Immigration Customs Enforcement (ICE) shared news of a new policy directive regarding pregnant detained immigrant women on a call with reporters Thursday. The new policy, which was released in December 2017, supersedes a 2015 memo on the matter. According to ICE, they did not share news about the change earlier because they were focused on implementation.

In a statement provided by ICE to media, the agency stated the following:

To better align with the President’s Executive Order, ICE has ended the presumption of release for all pregnant detainees. Instead, as with all detainees except those in cases of mandatory detention, ICE will complete a case-by-case custody determination taking any special factors into account. This does not mean that all pregnant aliens will be detained; only those whose detention is necessary to effectuate removal, as well as those deemed a flight risk or danger to the community. Generally, absent extraordinary circumstances, ICE will not detain a pregnant alien during the third trimester of pregnancy. ICE detention facilities will continue to provide onsite prenatal care and education, as well as remote access to specialists for pregnant women who remain in custody.”

Philip Miller, deputy executive associate director at ICE, said that all immigrants who are caught trying to cross the border “illegally” are subject to mandatory detention. If they pass a credible fear interview, discretion may be used but it is not guaranteed.  

Throughout the call and in the new directive and FAQs, ICE insisted that they are ending a “presumption of release.” However, the testimony of dozens of women collected in a formal complaint filed against ICE by the American Immigration Lawyers Association (AILA), the American Immigration Council (AIC), the American Civil Liberties Union (ACLU), the Women’s Refugee Commission, and other immigration and legal advocacy organizations flies in stark contradiction to this. The women cited in the complaint were detained for several weeks and months. In at least one case, one woman was not released until the seventh month of her pregnancy (when the third trimester of pregnancy starts).

The complaint also sheds light on the conditions pregnant immigrant women are facing in detention centers. Despite being detained in centers hundreds of miles apart, detained women report similar issues: lack of timely and qualitative medical services, treatment by specialized professionals even after severe bleeding, frequent transfers limiting mobility and access to appropriate care, and non-nutritious and limited food options.

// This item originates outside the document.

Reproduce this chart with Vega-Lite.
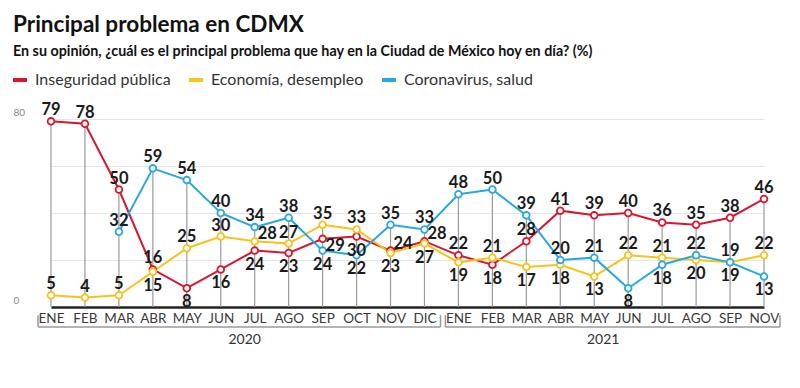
{
  "$schema": "https://vega.github.io/schema/vega-lite/v6.json",
  "width": 766,
  "height": 188,
  "autosize": {"type": "none"},
  "padding": {"left": 13, "top": 119, "right": 21, "bottom": 81},
  "background": "white",
  "title": {
    "text": "Principal problema en CDMX",
    "subtitle": "En su opinión, ¿cuál es el principal problema que hay en la Ciudad de México hoy en día? (%)",
    "anchor": "start",
    "frame": "group",
    "font": "Lato",
    "fontSize": 22.5,
    "fontWeight": "bold",
    "color": "#111111",
    "subtitleFont": "Lato",
    "subtitleFontSize": 14.3,
    "subtitleFontWeight": "bold",
    "subtitleColor": "#111111",
    "subtitlePadding": 8,
    "offset": 12
  },
  "datasets": {
    "encuesta": [
      {"mes": "2020-01", "Inseguridad pública": 79, "Economía, desempleo": 5},
      {"mes": "2020-02", "Inseguridad pública": 78, "Economía, desempleo": 4},
      {"mes": "2020-03", "Inseguridad pública": 50, "Economía, desempleo": 5, "Coronavirus, salud": 32},
      {"mes": "2020-04", "Inseguridad pública": 16, "Economía, desempleo": 15, "Coronavirus, salud": 59},
      {"mes": "2020-05", "Inseguridad pública": 8, "Economía, desempleo": 25, "Coronavirus, salud": 54},
      {"mes": "2020-06", "Inseguridad pública": 16, "Economía, desempleo": 30, "Coronavirus, salud": 40},
      {"mes": "2020-07", "Inseguridad pública": 24, "Economía, desempleo": 28, "Coronavirus, salud": 34},
      {"mes": "2020-08", "Inseguridad pública": 23, "Economía, desempleo": 27, "Coronavirus, salud": 38},
      {"mes": "2020-09", "Inseguridad pública": 29, "Economía, desempleo": 35, "Coronavirus, salud": 24},
      {"mes": "2020-10", "Inseguridad pública": 30, "Economía, desempleo": 33, "Coronavirus, salud": 22},
      {"mes": "2020-11", "Inseguridad pública": 24, "Economía, desempleo": 23, "Coronavirus, salud": 35},
      {"mes": "2020-12", "Inseguridad pública": 28, "Economía, desempleo": 27, "Coronavirus, salud": 33},
      {"mes": "2021-01", "Inseguridad pública": 22, "Economía, desempleo": 19, "Coronavirus, salud": 48},
      {"mes": "2021-02", "Inseguridad pública": 18, "Economía, desempleo": 21, "Coronavirus, salud": 50},
      {"mes": "2021-03", "Inseguridad pública": 28, "Economía, desempleo": 17, "Coronavirus, salud": 39},
      {"mes": "2021-04", "Inseguridad pública": 41, "Economía, desempleo": 18, "Coronavirus, salud": 20},
      {"mes": "2021-05", "Inseguridad pública": 39, "Economía, desempleo": 13, "Coronavirus, salud": 21},
      {"mes": "2021-06", "Inseguridad pública": 40, "Economía, desempleo": 22, "Coronavirus, salud": 8},
      {"mes": "2021-07", "Inseguridad pública": 36, "Economía, desempleo": 21, "Coronavirus, salud": 18},
      {"mes": "2021-08", "Inseguridad pública": 35, "Economía, desempleo": 20, "Coronavirus, salud": 22},
      {"mes": "2021-09", "Inseguridad pública": 38, "Economía, desempleo": 19, "Coronavirus, salud": 19},
      {"mes": "2021-11", "Inseguridad pública": 46, "Economía, desempleo": 22, "Coronavirus, salud": 13}
    ],
    "anios": [
      {"anio": "2020", "inicio": "2020-01", "fin": "2020-12"},
      {"anio": "2021", "inicio": "2021-01", "fin": "2021-11"}
    ]
  },
  "layer": [
    {
      "data": {"name": "encuesta"},
      "transform": [
        {"fold": ["Inseguridad pública", "Economía, desempleo", "Coronavirus, salud"], "as": ["serie", "valor"]},
        {"filter": "isValid(datum.valor)"},
        {"joinaggregate": [
          {"op": "max", "field": "valor", "as": "vmax"},
          {"op": "min", "field": "valor", "as": "vmin"},
          {"op": "count", "as": "n"}
        ], "groupby": ["mes"]},
        {"window": [{"op": "row_number", "as": "rango"}], "groupby": ["mes"], "sort": [{"field": "valor", "order": "ascending"}]},
        {"calculate": "datum.n == 3 && datum.rango == 1 && datum.valor >= 8 ? 'abajo' : (datum.n == 3 && datum.rango == 2 && datum.vmax - datum.valor <= 3 && datum.valor - datum.vmin > 5 ? 'abajo' : ((datum.n == 3 && datum.rango == 2 && (datum.vmax - datum.valor < 8 || (datum.valor - datum.vmin <= 1 && datum.vmax - datum.valor < 12))) ? (datum.valor - datum.vmin > 4 ? 'derecha_abajo' : 'derecha') : 'arriba'))", "as": "pos"}
      ],
      "encoding": {
        "x": {
          "field": "mes",
          "type": "ordinal",
          "scale": {
            "type": "point",
            "padding": 0,
            "domain": ["2020-01","2020-02","2020-03","2020-04","2020-05","2020-06","2020-07","2020-08","2020-09","2020-10","2020-11","2020-12","2021-01","2021-02","2021-03","2021-04","2021-05","2021-06","2021-07","2021-08","2021-09","2021-11"],
            "range": [38, 751]
          },
          "axis": {
            "title": null,
            "labelExpr": "['ENE','FEB','MAR','ABR','MAY','JUN','JUL','AGO','SEP','OCT','NOV','DIC'][toNumber(slice(datum.label, 5)) - 1]",
            "labelAngle": 0,
            "domainColor": "#222222",
            "domainWidth": 2.5,
            "ticks": false,
            "grid": false,
            "labelPadding": 4,
            "labelFont": "Lato",
            "labelFontSize": 13.5,
            "labelColor": "#3a3a3a"
          }
        }
      },
      "layer": [
        {
          "mark": {"type": "rule", "color": "#9a9a9a", "strokeWidth": 1.2},
          "encoding": {
            "y": {
              "aggregate": "max",
              "field": "valor",
              "type": "quantitative",
              "scale": {"domain": [0, 80]},
              "axis": {
                "title": null,
                "values": [0, 20, 40, 60, 80],
                "labelExpr": "datum.value == 0 || datum.value == 80 ? datum.label : ''",
                "domain": false,
                "ticks": false,
                "labelAlign": "left",
                "labelPadding": 0,
                "labelBaseline": "bottom",
                "labelOffset": -2,
                "labelColor": "#888888",
                "labelFont": "Lato",
                "labelFontSize": 10,
                "gridColor": "#e6e6e6",
                "gridWidth": 1
              }
            },
            "y2": {"datum": 0}
          }
        },
        {
          "mark": {"type": "line", "strokeWidth": 2},
          "encoding": {
            "y": {"field": "valor", "type": "quantitative"},
            "color": {
              "field": "serie",
              "type": "nominal",
              "scale": {
                "domain": ["Inseguridad pública", "Economía, desempleo", "Coronavirus, salud"],
                "range": ["#d7172f", "#f7c31a", "#29a8e0"]
              },
              "legend": {
                "title": null,
                "orient": "none",
                "legendX": -2,
                "legendY": -48,
                "direction": "horizontal",
                "symbolType": "stroke",
                "symbolSize": 196,
                "symbolStrokeWidth": 4,
                "labelFont": "Lato",
                "labelFontSize": 16,
                "labelColor": "#333333",
                "labelOffset": 6,
                "columnPadding": 10
              }
            }
          }
        },
        {
          "mark": {"type": "point", "filled": false, "fill": "white", "fillOpacity": 1, "size": 45, "strokeWidth": 1.8, "opacity": 1},
          "encoding": {
            "y": {"field": "valor", "type": "quantitative"},
            "color": {"field": "serie", "type": "nominal"}
          }
        },
        {
          "transform": [{"filter": "datum.pos == 'arriba'"}],
          "mark": {"type": "text", "font": "Lato", "fontSize": 16.5, "fontWeight": "bold", "color": "#1a1a1a", "baseline": "alphabetic", "dy": -6},
          "encoding": {
            "y": {"field": "valor", "type": "quantitative"},
            "text": {"field": "valor", "type": "quantitative"}
          }
        },
        {
          "transform": [{"filter": "datum.pos == 'abajo'"}],
          "mark": {"type": "text", "font": "Lato", "fontSize": 16.5, "fontWeight": "bold", "color": "#1a1a1a", "baseline": "top", "dy": 6},
          "encoding": {
            "y": {"field": "valor", "type": "quantitative"},
            "text": {"field": "valor", "type": "quantitative"}
          }
        },
        {
          "transform": [{"filter": "datum.pos == 'derecha'"}],
          "mark": {"type": "text", "font": "Lato", "fontSize": 16.5, "fontWeight": "bold", "color": "#1a1a1a", "baseline": "middle", "align": "left", "dx": 3, "dy": -7},
          "encoding": {
            "y": {"field": "valor", "type": "quantitative"},
            "text": {"field": "valor", "type": "quantitative"}
          }
        },
        {
          "transform": [{"filter": "datum.pos == 'derecha_abajo'"}],
          "mark": {"type": "text", "font": "Lato", "fontSize": 16.5, "fontWeight": "bold", "color": "#1a1a1a", "baseline": "middle", "align": "left", "dx": 3, "dy": 7},
          "encoding": {
            "y": {"field": "valor", "type": "quantitative"},
            "text": {"field": "valor", "type": "quantitative"}
          }
        }
      ]
    },
    {
      "data": {"name": "anios"},
      "encoding": {
        "x": {
          "field": "inicio",
          "type": "ordinal",
          "scale": {
            "type": "point",
            "padding": 0,
            "domain": ["2020-01","2020-02","2020-03","2020-04","2020-05","2020-06","2020-07","2020-08","2020-09","2020-10","2020-11","2020-12","2021-01","2021-02","2021-03","2021-04","2021-05","2021-06","2021-07","2021-08","2021-09","2021-11"],
            "range": [38, 751]
          }
        }
      },
      "layer": [
        {
          "mark": {"type": "rule", "color": "#9a9a9a", "strokeWidth": 1.5, "xOffset": -13, "x2Offset": 16},
          "encoding": {
            "x2": {"field": "fin"},
            "y": {"datum": -8.5, "type": "quantitative"}
          }
        },
        {
          "mark": {"type": "rule", "color": "#9a9a9a", "strokeWidth": 1.5, "xOffset": -13},
          "encoding": {
            "y": {"datum": -8.5, "type": "quantitative"},
            "y2": {"datum": -3.5}
          }
        },
        {
          "mark": {"type": "rule", "color": "#9a9a9a", "strokeWidth": 1.5, "xOffset": 16},
          "encoding": {
            "x": {"field": "fin", "type": "ordinal"},
            "y": {"datum": -8.5, "type": "quantitative"},
            "y2": {"datum": -3.5}
          }
        }
      ]
    },
    {
      "data": {"values": [{}]},
      "layer": [
        {
          "mark": {"type": "text", "text": "2020", "font": "Lato", "fontSize": 14, "color": "#333333", "baseline": "middle", "dx": -10},
          "encoding": {
            "x": {"datum": "2020-07", "type": "ordinal"},
            "y": {"datum": -14, "type": "quantitative"}
          }
        },
        {
          "mark": {"type": "text", "text": "2021", "font": "Lato", "fontSize": 14, "color": "#333333", "baseline": "middle", "dx": 9},
          "encoding": {
            "x": {"datum": "2021-05", "type": "ordinal"},
            "y": {"datum": -14, "type": "quantitative"}
          }
        }
      ]
    }
  ],
  "config": {
    "view": {"stroke": null}
  }
}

In February, Neta spoke with two detained pregnant women, one of whom suffered a miscarriage while detained. Jenneye Pagoada, who arrived at the San Ysidro Port of Entry seeking political asylum in July 2017, was one of the women speaking out on detention conditions. While detained, she suffered from extreme pain and bled profusely. However, she did not receive immediate treatment even after her legal representative provided copies of a pregnancy blood test and ultrasound and requesting to see a doctor. Days later, she was informed she had miscarried by a doctor in the facility.

“The treatment that they provide pregnant women has to be better,” Pagoada told Neta in a previous interview. “If they are going to keep us detained they should at least be able to provide us with the services and treatment we need.”

Miller stated that as of March 20 there were 35 pregnant women in ICE’s custody. A total of 506 pregnant women have been detained since December.

Neta has asked ICE what, if anything, is being done to address the issues which advocates and detained pregnant women have been raising against ICE.

Additionally, although advocates and the September 2017 complaint both noted frequent issues with implementation, the previous policy required ICE to evaluate on a weekly basis whether each pregnant woman’s continued detention was appropriate. We’ve asked ICE to provide clarity on whether or not this will continue to be part of the policy.

We also asked ICE whether it was typical for pregnant women to remain detained after passing a credible fear interview and finding a sponsor. According to Alex Mensing of Pueblo Sin Fronteras, ICE is failing to release some individuals even after these two conditions are met.

“ICE is willfully careless about providing medical attention,” Mensing told Neta in a previous interview. “It’s retaliation by the entire immigration system against people from other places, against brown people, against refugees who are coming to the U.S.”

We will update this story to reflect ICE’s response if one is provided.